Introduction to Vector-Quantize-Pytorch
Vector Quantization (VQ) using Pytorch is a library crafted for simplifying the implementation of Vector Quantization in machine learning projects, deriving from the original TensorFlow implementation by Deepmind. It is conveniently available as a Python package, vector-quantize-pytorch, and leverages the concept of exponential moving averages to dynamically update its dictionary.
Installation
To get started with the vector-quantize-pytorch library, you can install it using pip:
$ pip install vector-quantize-pytorch
Basic Usage
To utilize the library, you first need to import the required classes. Below is a simple example of using the VectorQuantize
class:
import torch
from vector_quantize_pytorch import VectorQuantize
vq = VectorQuantize(
dim = 256,
codebook_size = 512,
decay = 0.8,
commitment_weight = 1.0
)
x = torch.randn(1, 1024, 256)
quantized, indices, commit_loss = vq(x)
Residual Vector Quantization (Residual VQ)

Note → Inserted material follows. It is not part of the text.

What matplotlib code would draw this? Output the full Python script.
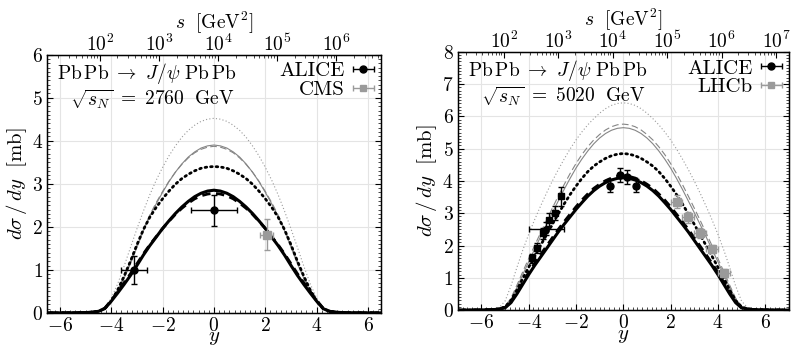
import numpy as np
import matplotlib
matplotlib.use("Agg")
import matplotlib.pyplot as plt
from matplotlib.ticker import MultipleLocator, LogLocator, NullFormatter

plt.rcParams['font.family'] = 'serif'
plt.rcParams['font.serif'] = ['cmr10']
plt.rcParams['mathtext.fontset'] = 'cm'
plt.rcParams['axes.formatter.use_mathtext'] = True
plt.rcParams['axes.unicode_minus'] = True

M_JPSI = 3.097

# rapidity grid (y >= 0), curves are symmetric in y
y_half = [0, 0.25, 0.5, 0.75, 1.0, 1.25, 1.5, 1.75, 2.0, 2.25, 2.5, 2.75, 3.0,
          3.25, 3.5, 3.75, 4.0, 4.25, 4.5, 4.75, 5.0, 5.25, 5.5, 6.0, 6.5, 7.0]

# sqrt(s_N) = 2760 GeV
thick_solid_2760 = [2.85, 2.83, 2.78, 2.70, 2.59, 2.46, 2.31, 2.14, 1.96, 1.76, 1.56, 1.34, 1.10,
                    0.87, 0.66, 0.46, 0.27, 0.10, 0.035, 0.015, 0.008, 0.005, 0.003, 0.001, 0.0, 0.0]
thick_dashed_2760 = [2.78, 2.76, 2.72, 2.65, 2.55, 2.43, 2.29, 2.13, 1.96, 1.77, 1.58, 1.37, 1.14,
                     0.91, 0.70, 0.49, 0.29, 0.11, 0.04, 0.016, 0.009, 0.005, 0.003, 0.001, 0.0, 0.0]
thick_dotted_2760 = [3.40, 3.39, 3.36, 3.30, 3.22, 3.12, 2.99, 2.83, 2.65, 2.45, 2.22, 1.93, 1.58,
                     1.20, 0.85, 0.53, 0.27, 0.10, 0.04, 0.016, 0.009, 0.005, 0.003, 0.001, 0.0, 0.0]
gray_solid_2760 = [3.90, 3.88, 3.83, 3.74, 3.62, 3.46, 3.27, 3.05, 2.80, 2.53, 2.24, 1.90, 1.52,
                   1.14, 0.80, 0.50, 0.25, 0.08, 0.03, 0.015, 0.008, 0.005, 0.003, 0.001, 0.0, 0.0]
gray_dashed_2760 = [3.87, 3.85, 3.80, 3.72, 3.60, 3.45, 3.27, 3.06, 2.82, 2.56, 2.27, 1.94, 1.57,
                    1.19, 0.84, 0.53, 0.27, 0.09, 0.035, 0.016, 0.009, 0.005, 0.003, 0.001, 0.0, 0.0]
thin_dotted_2760 = [4.52, 4.50, 4.45, 4.36, 4.24, 4.08, 3.88, 3.65, 3.38, 3.08, 2.74, 2.36, 1.95,
                    1.52, 1.08, 0.67, 0.34, 0.12, 0.04, 0.015, 0.008, 0.005, 0.003, 0.001, 0.0, 0.0]

# sqrt(s_N) = 5020 GeV
thick_solid_5020 = [4.10, 4.08, 4.03, 3.95, 3.84, 3.70, 3.53, 3.33, 3.12, 2.89, 2.66, 2.42, 2.16,
                    1.90, 1.64, 1.38, 1.10, 0.80, 0.50, 0.23, 0.07, 0.03, 0.015, 0.005, 0.002, 0.0]
thick_dashed_5020 = [4.16, 4.14, 4.09, 4.01, 3.90, 3.77, 3.60, 3.41, 3.20, 2.97, 2.74, 2.50, 2.24,
                     1.98, 1.72, 1.45, 1.17, 0.86, 0.55, 0.26, 0.08, 0.035, 0.017, 0.006, 0.002, 0.0]
thick_dotted_5020 = [4.85, 4.83, 4.78, 4.70, 4.59, 4.46, 4.29, 4.08, 3.84, 3.58, 3.29, 2.98, 2.66,
                     2.33, 2.00, 1.67, 1.33, 0.98, 0.62, 0.30, 0.10, 0.04, 0.02, 0.006, 0.002, 0.0]
gray_solid_5020 = [5.65, 5.63, 5.57, 5.47, 5.33, 5.15, 4.93, 4.68, 4.40, 4.08, 3.74, 3.38, 3.02,
                   2.65, 2.27, 1.89, 1.50, 1.10, 0.70, 0.33, 0.10, 0.04, 0.02, 0.006, 0.002, 0.0]
gray_dashed_5020 = [5.76, 5.74, 5.68, 5.58, 5.44, 5.27, 5.06, 4.82, 4.54, 4.23, 3.89, 3.53, 3.16,
                    2.78, 2.39, 2.00, 1.60, 1.19, 0.77, 0.37, 0.12, 0.045, 0.02, 0.006, 0.002, 0.0]
thin_dotted_5020 = [6.42, 6.40, 6.34, 6.24, 6.10, 5.93, 5.74, 5.52, 5.27, 4.99, 4.68, 4.35, 4.00,
                    3.62, 3.22, 2.80, 2.35, 1.86, 1.32, 0.75, 0.28, 0.08, 0.03, 0.008, 0.002, 0.0]

# data 2760
alice_2760_y = [-3.1, 0.0]
alice_2760_v = [1.0, 2.38]
alice_2760_xe = [0.5, 0.9]
alice_2760_ye = [0.32, 0.35]
cms_2760_y = [2.05]
cms_2760_v = [1.82]
cms_2760_xe = [0.25]
cms_2760_ye = [0.36]

# data 5020
alice_mid_y = [-0.55, -0.15, 0.15, 0.55]
alice_mid_v = [3.85, 4.18, 4.12, 3.85]
alice_mid_ye = [0.2, 0.22, 0.22, 0.2]
alice_fwd_y = [-3.88, -3.63, -3.38, -3.13, -2.88, -2.63]
alice_fwd_v = [1.6, 1.92, 2.38, 2.8, 3.0, 3.52]
alice_fwd_ye = [0.15, 0.15, 0.17, 0.2, 0.22, 0.3]
alice_int_y = [-3.25]
alice_int_v = [2.52]
alice_int_xe = [0.75]
alice_int_ye = [0.2]
lhcb_y = [2.25, 2.75, 3.25, 3.75, 4.25]
lhcb_v = [3.35, 2.87, 2.38, 1.9, 1.15]
lhcb_ye = [0.2, 0.18, 0.15, 0.13, 0.12]

GRAY_LINE = '#858585'
GRAY_DOT = '#9a9a9a'
GRAY_PT = '#9a9a9a'
FS = 14


def mirror(v):
    v = np.asarray(v, dtype=float)
    return np.concatenate([v[::-1], v[1:]])


yy = np.concatenate([-np.asarray(y_half)[::-1], np.asarray(y_half)[1:]])


def draw_curves(ax, c):
    ax.plot(yy, mirror(c[5]), color=GRAY_DOT, lw=0.8, ls=(0, (1, 2)))
    ax.plot(yy, mirror(c[4]), color=GRAY_LINE, lw=0.8, ls=(0, (6, 3)))
    ax.plot(yy, mirror(c[3]), color=GRAY_LINE, lw=0.8, ls='-')
    ax.plot(yy, mirror(c[2]), color='black', lw=2.0, ls=(0, (0.6, 1.4)), dash_capstyle='round')
    ax.plot(yy, mirror(c[1]), color='black', lw=2.0, ls=(0, (3, 2)))
    ax.plot(yy, mirror(c[0]), color='black', lw=2.2, ls='-')


def legend(ax, names, markers, colors):
    handles = []
    for m, col in zip(markers, colors):
        h = ax.errorbar([np.nan], [np.nan], xerr=[0.1], fmt=m, color=col, ms=5,
                        elinewidth=1.0, capsize=2.5, capthick=1.0)
        handles.append(h)
    ax.legend(handles, names, loc='upper right', frameon=False, markerfirst=False,
              fontsize=15, handlelength=1.0, handletextpad=0.4, borderaxespad=0.15,
              labelspacing=0.0, borderpad=0.2)


def style(ax, xmax, ymax, sqrt_s):
    ax.set_xlim(-xmax, xmax)
    ax.set_ylim(0, ymax)
    ax.xaxis.set_major_locator(MultipleLocator(2))
    ax.xaxis.set_minor_locator(MultipleLocator(0.2))
    ax.yaxis.set_major_locator(MultipleLocator(1))
    ax.yaxis.set_minor_locator(MultipleLocator(0.1))
    ax.tick_params(which='both', direction='in', top=False, right=True, labelsize=FS)
    ax.tick_params(which='major', length=4, width=0.8, pad=3)
    ax.tick_params(which='minor', length=2, width=0.5)
    ax.grid(True, which='major', color='#e4e4e4', lw=0.8)
    ax.set_axisbelow(True)
    ax.set_xlabel(r'$y$', fontsize=15, labelpad=-4)
    ax.set_ylabel(r'$d\sigma\,/\,dy\ \ [\mathrm{mb}]$', fontsize=15, labelpad=2)
    for sp in ax.spines.values():
        sp.set_linewidth(1.0)

    top = ax.twiny()
    c = M_JPSI * sqrt_s
    top.set_xscale('log')
    top.set_xlim(c * np.exp(-xmax), c * np.exp(xmax))
    top.xaxis.set_major_locator(LogLocator(base=10, numticks=20))
    top.xaxis.set_minor_locator(LogLocator(base=10, subs=np.arange(2, 10), numticks=20))
    top.xaxis.set_minor_formatter(NullFormatter())
    top.tick_params(which='both', direction='in', labelsize=FS, pad=0)
    top.tick_params(which='major', length=4, width=0.8)
    top.tick_params(which='minor', length=2, width=0.5)
    top.set_xlabel(r'$s\ \ [\mathrm{GeV}^2]$', fontsize=FS, labelpad=3)

    ax.text(0.03, 0.975, r'$\mathrm{Pb}\,\mathrm{Pb}\ \rightarrow\ J/\psi\ \mathrm{Pb}\,\mathrm{Pb}$',
            transform=ax.transAxes, fontsize=FS, va='top', ha='left')
    ax.text(0.07, 0.875, r'$\sqrt{s_N}\ =\ %d\ \ \mathrm{GeV}$' % sqrt_s,
            transform=ax.transAxes, fontsize=FS, va='top', ha='left')


fig = plt.figure(figsize=(7.92, 3.5), dpi=100)
ax1 = fig.add_axes([0.0593, 0.106, 0.4217, 0.738])
ax2 = fig.add_axes([0.578, 0.114, 0.418, 0.738])

draw_curves(ax1, [thick_solid_2760, thick_dashed_2760, thick_dotted_2760,
                  gray_solid_2760, gray_dashed_2760, thin_dotted_2760])
ax1.errorbar(alice_2760_y, alice_2760_v, xerr=alice_2760_xe, yerr=alice_2760_ye,
             fmt='o', color='black', ms=5, elinewidth=1.0, capsize=2.5, capthick=1.0, zorder=5)
ax1.errorbar(cms_2760_y, cms_2760_v, xerr=cms_2760_xe, yerr=cms_2760_ye,
             fmt='s', color=GRAY_PT, ms=5.5, elinewidth=1.0, capsize=2.5, capthick=1.0, zorder=5)
legend(ax1, ['ALICE', 'CMS'], ['o', 's'], ['black', GRAY_PT])
style(ax1, 6.5, 6, 2760)

draw_curves(ax2, [thick_solid_5020, thick_dashed_5020, thick_dotted_5020,
                  gray_solid_5020, gray_dashed_5020, thin_dotted_5020])
ax2.errorbar(alice_mid_y, alice_mid_v, xerr=0.08, yerr=alice_mid_ye,
             fmt='o', color='black', ms=5, elinewidth=1.0, capsize=2.5, capthick=1.0, zorder=5)
ax2.errorbar(alice_fwd_y, alice_fwd_v, xerr=0.08, yerr=alice_fwd_ye,
             fmt='s', color='black', ms=5, elinewidth=1.0, capsize=2.5, capthick=1.0, zorder=5)
ax2.errorbar(alice_int_y, alice_int_v, xerr=alice_int_xe, yerr=alice_int_ye,
             fmt='o', color='black', ms=4, elinewidth=1.0, capsize=2.5, capthick=1.0, zorder=5)
ax2.errorbar(lhcb_y, lhcb_v, xerr=0.25, yerr=lhcb_ye,
             fmt='s', color=GRAY_PT, ms=6, elinewidth=1.0, capsize=2.0, capthick=1.0, zorder=5)
legend(ax2, ['ALICE', 'LHCb'], ['o', 's'], ['black', GRAY_PT])
style(ax2, 7.0, 8, 5020)

fig.savefig('out.png', dpi=100)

Residual VQ is a method introduced for quantizing waveform residuals using multiple vector quantizers. You can implement this using the ResidualVQ
class:
import torch
from vector_quantize_pytorch import ResidualVQ
residual_vq = ResidualVQ(
dim = 256,
num_quantizers = 8,
codebook_size = 1024
)
x = torch.randn(1, 1024, 256)
quantized, indices, commit_loss = residual_vq(x)
Advanced Techniques
Shared Codebooks and Stochastic Sampling
Residual VQ can be further enhanced by using a shared codebook and stochastic sampling:
import torch
from vector_quantize_pytorch import ResidualVQ
residual_vq = ResidualVQ(
dim = 256,
num_quantizers = 8,
codebook_size = 1024,
stochastic_sample_codes = True,
sample_codebook_temp = 0.1,
shared_codebook = True
)
x = torch.randn(1, 1024, 256)
quantized, indices, commit_loss = residual_vq(x)
Grouped Residual VQ
This approach utilizes groups of features for residual VQ:
import torch
from vector_quantize_pytorch import GroupedResidualVQ
residual_vq = GroupedResidualVQ(
dim = 256,
num_quantizers = 8,
groups = 2,
codebook_size = 1024
)
x = torch.randn(1, 1024, 256)
quantized, indices, commit_loss = residual_vq(x)
Initialization Using Kmeans
The SoundStream approach suggests initializing codebooks using kmeans centroids, which can be done using the kmeans_init
flag:
import torch
from vector_quantize_pytorch import ResidualVQ
residual_vq = ResidualVQ(
dim = 256,
codebook_size = 256,
num_quantizers = 4,
kmeans_init = True,
kmeans_iters = 10
)
x = torch.randn(1, 1024, 256)
quantized, indices, commit_loss = residual_vq(x)
Enhancements and Optimization
The library provides several options to ensure efficient codebook use and prevent dead entries:
- Lowering Codebook Dimension: To increase codebook usage, reduce the dimensionality of the codebook.
- Using Cosine Similarity: Normalize codes to improve code usage.
- Expiring Stale Codes: Replace less frequently used codes with fresh ones.
- Orthogonal Regularization: Improve codebook efficiency and performance with orthogonal constraints.
Additional Features
The library includes various other sophisticated quantization techniques such as Finite Scalar Quantization, Lookup Free Quantization, and Random Projection Quantizer, enabling improved generative modeling, higher abstraction understanding, and effective quantization without complex setups or extensive parameters.
Vector-Quantize-Pytorch merges cutting-edge research with practical implementation, enabling high-quality media generation and efficient feature quantization for robust machine learning applications.